Part of your point still stands: the `for' loop is harder to read and write specifically because it is more general. `for' loops can do all kinds of wacky things.




Yeah. When I said 99% I wasn't just including what the language provides. That usually lies in the 1%, even for 'bad' languages. Generalization there is usually justified. No, I was thinking of the functions and interfaces we create atop the language and standard library.


Language, standard library, or custom module boundaries, it's the same problem: there are 2 kinds of generality.

The first kind is exhaustiveness. Being general by accounting for all special cases. That one is complicated, and rarely worth doing beforehand.

The second kind is genericity. Being general by ignoring all the special cases. That one is often simpler and more solid than any special case. Parametric polymorphism (or generics, or templates) are like that: ignoring the specifics of the parameters limits what you can do with them, making the generic thing simpler.

The layer at which you choose to apply exhaustiveness or genericity is irrelevant in my opinion. C++ often leans towards the exhaustiveness end of the spectrum despite being a language, for instance.


Interesting. My take was that language, standard library and third-party libraries are part of the same state space, just organized by the amount of use they receive. Since user-space libraries receive less hammering (many have just one user) they're usually still in the "adding exceptions" phase and haven't yet attained (and perhaps never will attain) the simplicity on the other side of complexity when the requirements stabilize.

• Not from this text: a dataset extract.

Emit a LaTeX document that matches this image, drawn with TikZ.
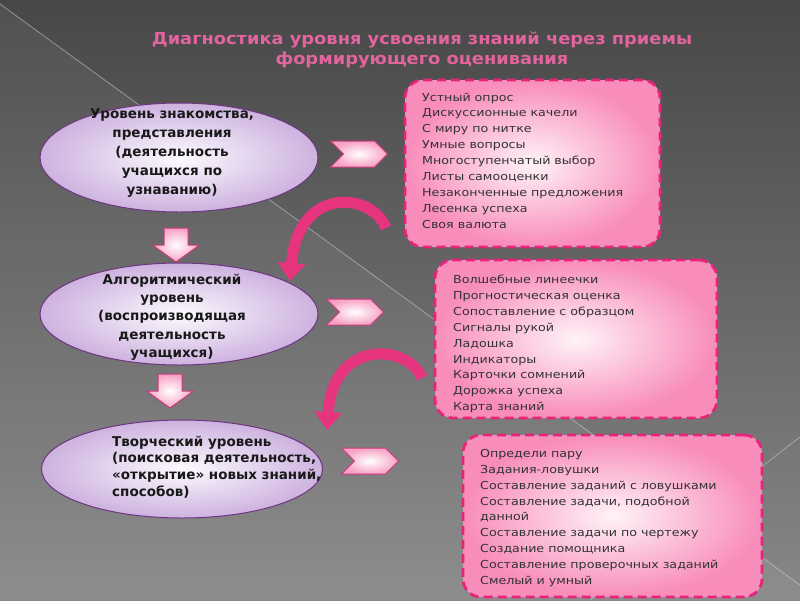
\documentclass[tikz,border=0pt]{standalone}
\usepackage{fontspec}
\setmainfont{DejaVu Sans}
\newfontfamily\ttlfont[FakeStretch=1.08]{DejaVu Sans}
\newfontfamily\boxfont[FakeStretch=1.15]{DejaVu Sans}
\usetikzlibrary{shapes.geometric,shapes.symbols,arrows.meta}

\definecolor{ttlpink}{HTML}{E2649E}
\definecolor{lvlin}{HTML}{FCFAFE}
\definecolor{lvlout}{HTML}{CDB2DF}
\definecolor{lvlline}{HTML}{6E3580}
\definecolor{boxin}{HTML}{FFF3F8}
\definecolor{boxout}{HTML}{F88CBA}
\definecolor{boxline}{HTML}{E6247A}
\definecolor{chvout}{HTML}{F7A1C4}
\definecolor{chvline}{HTML}{C93A7C}
\definecolor{crvpink}{HTML}{E6347F}
\definecolor{txtgrey}{HTML}{333333}

\tikzset{dnarr/.pic={
    \filldraw[draw=chvline,line width=1pt,inner color=white,outer color=chvout]
      (-12,0) -- (12,0) -- (12,17) -- (23.5,17) -- (0,34) -- (-23.5,17) -- (-12,17) -- cycle;}}

\begin{document}
\begin{tikzpicture}[x=1pt,y=-1pt,
    lvl/.style={ellipse,draw=lvlline,line width=1pt,inner color=lvlin,outer color=lvlout},
    lvltxt/.style={font=\fontsize{13.5}{19}\selectfont\bfseries,text=black!90,inner sep=0pt},
    boxst/.style={rectangle,rounded corners=18pt,draw=boxline,line width=2.8pt,
        dash pattern=on 9pt off 5pt,inner color=boxin,outer color=boxout},
    boxtxt/.style={font=\boxfont\fontsize{11}{15.9}\selectfont,text=txtgrey,align=left,inner sep=0pt,anchor=west},
    chv/.style={signal,signal from=west,signal to=east,draw=chvline,line width=1pt,
        inner color=white,outer color=chvout,minimum width=57pt,minimum height=26pt,inner sep=0pt},
    curvy/.style={draw=crvpink,line width=11pt,-{Triangle[width=27pt,length=18pt]}},
    bgline/.style={draw=white!70!gray,line width=0.8pt,opacity=.5}]

\useasboundingbox (0,0) rectangle (800,600);
\shade[top color=black!72,bottom color=black!47] (0,0) rectangle (800,600);
\fill[white,opacity=.05] (0,4) -- (800,585) -- (800,600) -- (0,600) -- cycle;
\draw[bgline] (0,4) -- (800,585);
\draw[bgline] (800,437) -- (590,600);

\node[font=\ttlfont\bfseries\fontsize{16.5}{20.5}\selectfont,text=ttlpink,align=center] (ttl) at (422,50)
    {Диагностика уровня усвоения знаний через приемы\\формирующего оценивания};

\node[lvl,minimum width=278pt,minimum height=109pt] (lvlA) at (179,157.5) {};
\node[lvl,minimum width=278pt,minimum height=102pt] (lvlB) at (179,314) {};
\node[lvl,minimum width=281pt,minimum height=98pt] (lvlC) at (182,469) {};

\node[lvltxt,align=center] (lvlAtxt) at (172,153) {Уровень знакомства,\\представления\\(деятельность\\учащихся по\\узнаванию)};
\node[lvltxt,align=center,font=\fontsize{13.5}{18.3}\selectfont\bfseries] (lvlBtxt) at (172,317) {Алгоритмический\\уровень\\(воспроизводящая\\деятельность\\учащихся)};
\node[lvltxt,align=left,anchor=west,font=\fontsize{13.5}{16.8}\selectfont\bfseries] (lvlCtxt) at (112,467) {Творческий уровень\\(поисковая деятельность,\\«открытие» новых знаний,\\способов)};

\pic (dnA) at (176,228) {dnarr};
\pic (dnB) at (170,374) {dnarr};

\node[chv] (chvA) at (359,154) {};
\node[chv] (chvB) at (355,312) {};
\node[chv] (chvC) at (370,461) {};

\node[boxst,minimum width=255pt,minimum height=167pt] (boxA) at (532.5,163.5) {};
\node[boxst,minimum width=282pt,minimum height=158pt] (boxB) at (576,339) {};
\node[boxst,minimum width=299pt,minimum height=162pt] (boxC) at (612.5,516) {};

\node[boxtxt] (boxAtxt) at (422,160.5) {Устный опрос\\Дискуссионные качели\\С миру по нитке\\Умные вопросы\\Многоступенчатый выбор\\Листы самооценки\\Незаконченные предложения\\Лесенка успеха\\Своя валюта};
\node[boxtxt] (boxBtxt) at (453,344) {Волшебные линеечки\\Прогностическая оценка\\Сопоставление с образцом\\Сигналы рукой\\Ладошка\\Индикаторы\\Карточки сомнений\\Дорожка успеха\\Карта знаний};
\node[boxtxt] (boxCtxt) at (480,518) {Определи пару\\Задания-ловушки\\Составление заданий с ловушками\\Составление задачи, подобной\\данной\\Составление задачи по чертежу\\Создание помощника\\Составление проверочных заданий\\Смелый и умный};

\coordinate (crvAs) at (386,228);
\coordinate (crvAe) at (290,281);
\coordinate (crvBs) at (422,378);
\coordinate (crvBe) at (327,430);
\draw[curvy] (crvAs) .. controls (372,192) and (298,185) .. (crvAe);
\draw[curvy] (crvBs) .. controls (408,344) and (333,338) .. (crvBe);
\end{tikzpicture}
\end{document}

I think that maps to your distinction, except that I don't believe in 'exhaustiveness'. The state space of a program isn't some fixed thing for most programs. It evolves and grows in response to what we want it to do, which dimensions we choose to generalize along and where we stay stable. I think it's equally reasonable to view the evolution of special cases as equally exhaustive at every point, it's the boundaries of the state space (requirements) that is growing in strange ways.


So can calls to "map" and "filter", if your language allows side effects.

Not that I'm trying to be all dogmatic about referential transparency- more like, without it, is there a large benefit to functional style vs. procedural style?


You are right about side effects.

From all I've heard people in impure languages have begun to embrace the notion of restricting side effects voluntarily.